Recent versions of the APIC (x2APIC) offer support for more CPUs and an optimized IPI interface. It also changes the interface from a memory mapped to a model specific register (MSR) mapped interface. The IPI interface is changed such that fewer accesses are needed to transmit those. This improvement may prove especially valuable in the context of virtualization, as every access causes an expensive VMEXIT. Also, a VMEXIT due to an illegal memory access is more expensive than a VMEXIT caused by a MSR access, because the page table has to be walked to detect the illegal memory access.

We decided, unless identified as performance drawback, not to use these possibilities, but to emulate a standard APIC. This is done by creating a hole
in the memory map, such that an access to the APIC memory region causes a VMEXIT.

The operating system may choose where to map the APIC by setting a MSR of the CPU. This is done in a per core fashion. So in theory, an OS can decide to map the APIC at different locations for each CPU. This implies that the page table for the nested paging can not be shared across CPUs, as the holes may be at different locations. Fortunately, Linux does not remap the APIC, so sharing the page table is possible when running Linux as a guest.

The APIC can either replace the PIC when it is accompanied with one or more I/O APICs, or it can co-exist with one. When both exist, the PIC is wired to the local APIC of the first core. We decided not to implement an I/O APIC to reuse as much functionality as possible.
6 Implementation

6.1 VMM / VM Interaction

To merge the VM and the VMM into one domain the following steps have been performed. First, we added the VMM capability. At the moment, it can be created without any protection, using the same mechanism as the ID capability. To support untrusted applications, this must be changed, as owning the capability can be used to access any physical memory location. Apart from obtaining the capability, the security is maintained.

Then we implemented the two invocations of this capability VMSETUP and VMENTER. VMSETUP did not change, so we were able to re-use the old code. We transferred the specialised dispatch code to the VMENTER invocation. Whenever a VMEXIT occurs, we return from the invocation to the VMM. In the special case where the exitcode indicates the occurrence of a physical interrupt, we tried enabling the interrupts and let the CPU process the interrupt by calling the hlt instruction. Such that the operating system can handle the interrupt immediately. However, this lead to problems when the VMM gets rescheduled, as the state was not saved correctly. As a temporary solution, we did not treat the interrupt caused VMEXIT as a special case, but always returned to the VMM from the invocation. This way we were able to boot Linux.

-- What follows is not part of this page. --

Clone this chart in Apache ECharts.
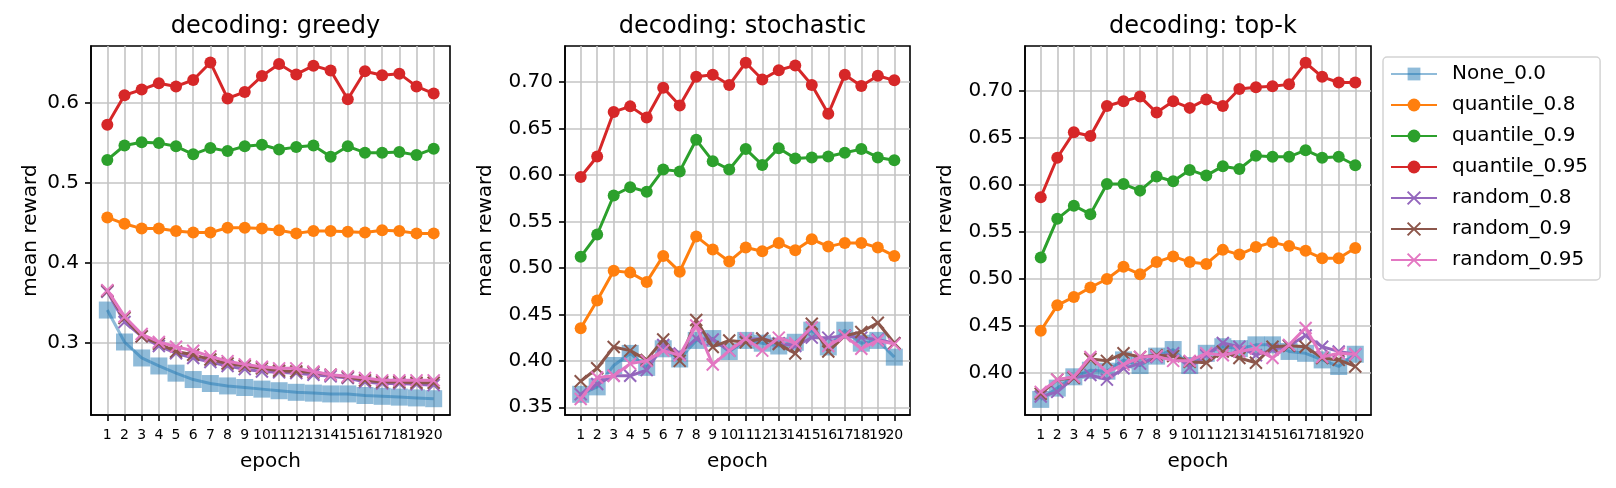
<!DOCTYPE html>
<html>
<head>
<meta charset="utf-8">
<script src="https://cdn.jsdelivr.net/npm/echarts@6/dist/echarts.min.js"></script>
<style>
html, body { margin: 0; padding: 0; background: #fff; }
#main { width: 1616px; height: 488px; }
</style>
</head>
<body>
<div id="main"></div>
<script>
var myChart = echarts.init(document.getElementById('main'));

var epochs = [1,2,3,4,5,6,7,8,9,10,11,12,13,14,15,16,17,18,19,20];
var oddEpochs = [1,3,5,7,9,11,13,15,17,19];
var evenEpochs = [2,4,6,8,10,12,14,16,18,20];
var names = ['None_0.0','quantile_0.8','quantile_0.9','quantile_0.95','random_0.8','random_0.9','random_0.95'];
var titles = ['decoding: greedy','decoding: stochastic','decoding: top-k'];

// greedy
var greedyNone = [0.341,0.301,0.281,0.271,0.262,0.254,0.249,0.246,0.244,0.242,0.240,0.238,0.237,0.236,0.236,0.234,0.233,0.232,0.231,0.230];
var greedyQ08  = [0.457,0.449,0.443,0.443,0.440,0.438,0.438,0.444,0.444,0.443,0.441,0.437,0.440,0.440,0.439,0.438,0.441,0.440,0.437,0.437];
var greedyQ09  = [0.529,0.547,0.551,0.550,0.546,0.536,0.544,0.540,0.546,0.548,0.542,0.545,0.547,0.533,0.546,0.538,0.538,0.539,0.535,0.543];
var greedyQ095 = [0.573,0.610,0.617,0.625,0.621,0.629,0.651,0.606,0.614,0.634,0.649,0.636,0.647,0.641,0.605,0.640,0.635,0.637,0.621,0.612];
var greedyR08  = [0.364,0.326,0.308,0.296,0.287,0.281,0.276,0.271,0.267,0.264,0.263,0.262,0.260,0.258,0.256,0.251,0.249,0.249,0.248,0.247];
var greedyR09  = [0.365,0.331,0.308,0.299,0.289,0.285,0.279,0.274,0.271,0.268,0.265,0.264,0.263,0.260,0.257,0.253,0.251,0.251,0.250,0.250];
var greedyR095 = [0.366,0.333,0.311,0.301,0.295,0.290,0.283,0.277,0.273,0.270,0.268,0.268,0.264,0.260,0.258,0.256,0.253,0.253,0.253,0.253];

// stochastic
var stochNone = [0.364,0.372,0.395,0.408,0.393,0.413,0.402,0.422,0.424,0.410,0.422,0.419,0.416,0.420,0.433,0.415,0.433,0.419,0.422,0.404];
var stochQ08  = [0.435,0.465,0.497,0.495,0.485,0.513,0.496,0.534,0.520,0.507,0.522,0.518,0.527,0.519,0.531,0.523,0.527,0.527,0.522,0.513];
var stochQ09  = [0.512,0.536,0.578,0.587,0.582,0.606,0.604,0.638,0.615,0.606,0.628,0.611,0.629,0.618,0.619,0.620,0.624,0.628,0.619,0.616];
var stochQ095 = [0.598,0.620,0.668,0.674,0.662,0.694,0.675,0.706,0.708,0.697,0.721,0.703,0.713,0.718,0.697,0.666,0.708,0.696,0.707,0.702];
var stochR08  = [0.364,0.375,0.384,0.384,0.390,0.417,0.408,0.424,0.423,0.411,0.423,0.424,0.419,0.416,0.425,0.425,0.427,0.425,0.423,0.419];
var stochR09  = [0.378,0.392,0.415,0.411,0.401,0.423,0.400,0.444,0.415,0.422,0.420,0.424,0.418,0.408,0.440,0.410,0.427,0.431,0.441,0.419];
var stochR095 = [0.359,0.382,0.384,0.397,0.400,0.411,0.406,0.438,0.396,0.411,0.424,0.411,0.425,0.419,0.436,0.416,0.427,0.413,0.422,0.418];

// top-k
var topkNone = [0.372,0.384,0.396,0.403,0.402,0.414,0.408,0.418,0.425,0.408,0.421,0.428,0.426,0.430,0.430,0.423,0.421,0.414,0.407,0.420];
var topkQ08  = [0.445,0.472,0.481,0.491,0.500,0.513,0.505,0.518,0.524,0.518,0.516,0.531,0.526,0.534,0.539,0.535,0.530,0.522,0.522,0.533];
var topkQ09  = [0.523,0.564,0.578,0.569,0.601,0.601,0.594,0.609,0.604,0.616,0.610,0.620,0.617,0.631,0.630,0.630,0.637,0.629,0.630,0.621];
var topkQ095 = [0.587,0.629,0.656,0.652,0.684,0.689,0.694,0.677,0.689,0.682,0.691,0.684,0.702,0.704,0.705,0.707,0.730,0.715,0.709,0.709];
var topkR08  = [0.375,0.380,0.395,0.398,0.393,0.405,0.410,0.417,0.421,0.406,0.419,0.432,0.428,0.419,0.425,0.429,0.440,0.428,0.423,0.420];
var topkR09  = [0.378,0.393,0.395,0.415,0.413,0.421,0.417,0.419,0.418,0.412,0.411,0.423,0.416,0.411,0.428,0.429,0.428,0.416,0.414,0.407];
var topkR095 = [0.380,0.393,0.396,0.417,0.401,0.409,0.417,0.418,0.413,0.413,0.421,0.419,0.423,0.426,0.416,0.430,0.448,0.417,0.421,0.420];

var yTicks1 = [0.3, 0.4, 0.5, 0.6];
var yTicks2 = [0.35, 0.40, 0.45, 0.50, 0.55, 0.60, 0.65, 0.70];
var yTicks3 = [0.40, 0.45, 0.50, 0.55, 0.60, 0.65, 0.70];

var panels = [
  [greedyNone, greedyQ08, greedyQ09, greedyQ095, greedyR08, greedyR09, greedyR095],
  [stochNone, stochQ08, stochQ09, stochQ095, stochR08, stochR09, stochR095],
  [topkNone, topkQ08, topkQ09, topkQ095, topkR08, topkR09, topkR095]
];

var colors = ['#1f77b4','#ff7f0e','#2ca02c','#d62728','#9467bd','#8c564b','#e377c2'];
var crossPath = 'path://M0,0L10,10M10,0L0,10';
var font = 'DejaVu Sans';

// layout (pixels)
var gridBoxes = [
  {left: 91, width: 359, top: 46, height: 369},
  {left: 565, width: 345, top: 46, height: 369},
  {left: 1025, width: 346, top: 46, height: 369}
];
var yRanges = [[0.2096, 0.6716], [0.3417, 0.739], [0.3554, 0.7478]];
var yTickSets = [yTicks1, yTicks2, yTicks3];
var yDigits = [1, 2, 2];
var yNameGaps = [50, 69, 69];

var grids = [], xAxes = [], extraX = [], yAxes = [], titleList = [], series = [];
var xLabelStyle = {fontFamily: font, fontSize: 14, color: '#000', margin: 13};

for (var p = 0; p < 3; p++) {
  var g = gridBoxes[p];
  grids.push({left: g.left, top: g.top, width: g.width, height: g.height,
    show: true, borderColor: '#000', borderWidth: 1.6, backgroundColor: '#fff', containLabel: false});
  titleList.push({text: titles[p], left: g.left + g.width / 2, top: 10, textAlign: 'center',
    textStyle: {fontFamily: font, fontSize: 24, fontWeight: 'normal', color: '#000'}});
  // main x axis: all ticks + grid, even labels
  xAxes.push({
    type: 'value', gridIndex: p, min: 0.05, max: 20.95,
    name: 'epoch', nameLocation: 'middle', nameGap: 37,
    nameTextStyle: {fontFamily: font, fontSize: 20, color: '#000'},
    axisLine: {show: true, lineStyle: {color: '#000', width: 1.6}},
    axisTick: {show: true, length: 6, lineStyle: {color: '#000', width: 1.6}, customValues: epochs},
    axisLabel: Object.assign({customValues: evenEpochs, showMinLabel: true, showMaxLabel: true}, xLabelStyle),
    splitLine: {show: true, lineStyle: {color: '#c4c4c4', width: 1.6}}
  });
  // overlay axis carrying the odd labels so touching labels are not dropped
  extraX.push({
    type: 'value', gridIndex: p, min: 0.05, max: 20.95, position: 'bottom',
    axisLine: {show: false}, axisTick: {show: false}, splitLine: {show: false},
    axisLabel: Object.assign({customValues: oddEpochs, showMinLabel: true, showMaxLabel: true}, xLabelStyle)
  });
  (function (d) {
    yAxes.push({
      type: 'value', gridIndex: p, min: yRanges[p][0], max: yRanges[p][1],
      name: 'mean reward', nameLocation: 'middle', nameGap: yNameGaps[p],
      nameTextStyle: {fontFamily: font, fontSize: 20, color: '#000'},
      axisLine: {show: true, lineStyle: {color: '#000', width: 1.6}},
      axisTick: {show: true, length: 6, lineStyle: {color: '#000', width: 1.6}, customValues: yTickSets[p]},
      axisLabel: {customValues: yTickSets[p], showMinLabel: true, showMaxLabel: true,
        fontFamily: font, fontSize: 20, color: '#000', margin: 12,
        formatter: function (v) { return v.toFixed(d); }},
      splitLine: {show: true, lineStyle: {color: '#c4c4c4', width: 1.6}}
    });
  })(yDigits[p]);

  for (var s = 0; s < names.length; s++) {
    var vals = panels[p][s];
    var pts = epochs.map(function (e, i) { return [e, vals[i]]; });
    var ser = {
      name: names[s], type: 'line', xAxisIndex: p, yAxisIndex: p, data: pts,
      color: colors[s], animation: false, z: 2 + s,
      lineStyle: {width: 3, color: colors[s]},
      emphasis: {disabled: true}
    };
    if (s === 0) {
      ser.symbol = 'rect'; ser.symbolSize = 17;
      ser.itemStyle = {color: colors[s], opacity: 0.5};
      ser.lineStyle.opacity = 0.5;
    } else if (s < 4) {
      ser.symbol = 'circle'; ser.symbolSize = 12;
      ser.itemStyle = {color: colors[s]};
    } else {
      ser.symbol = crossPath; ser.symbolSize = 12;
      ser.itemStyle = {color: colors[s], borderColor: colors[s], borderWidth: 2};
    }
    series.push(ser);
  }
}

var option = {
  backgroundColor: '#fff',
  animation: false,
  title: titleList,
  grid: grids,
  xAxis: xAxes.concat(extraX),
  yAxis: yAxes,
  legend: {
    data: names, orient: 'vertical', left: 1383, top: 57,
    padding: [7, 12, 10, 7], itemGap: 11, itemWidth: 46, itemHeight: 16,
    backgroundColor: 'rgba(255,255,255,0.8)', borderColor: '#d4d4d4', borderWidth: 1.5, borderRadius: 4,
    textStyle: {fontFamily: font, fontSize: 20, color: '#000', lineHeight: 20, padding: [0, 0, 0, 10]},
    selectedMode: false
  },
  series: series
};

myChart.setOption(option);
</script>
</body>
</html>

Later on, as performance problems appeared, we changed this code to handle interrupts correctly. As when sending a message or performing a yield, we save the VMM’s state in the DCB when calling the VMENTER invocation, enable interrupts and execute the hlt instruction. This leaves the domain in a state suitable for rescheduling. As this change made performance even worse, we noticed that the delay between interrupt detection and interrupt handling can be as high as 80ms, which is the duration of Barrelihsh’s scheduling period. Clearly, we identified too many VMEXITs as caused by physical interrupts. One case where this happens is the occurrence of a system management mode interrupt (SMI). We decided that the most generic solution is not to wait until an interrupt happens, but just to check it. This is done by enabling interrupts for a short time and then disabling it again. If no interrupt has happened the current code will not be preempted and we re-enter the VM without any context switches.

This implementation leads to no wasted time when waiting for an interrupt, while still allowing a simple return from the syscall for VMEXITs which are handled by the VMM. To be able to save the state to the DCB, we must be able to access information, such as the instruction pointer, from the caller, which is not available to normal invocations. We added a special case in the capability invoke code which passes this information as arguments to the invoke handler.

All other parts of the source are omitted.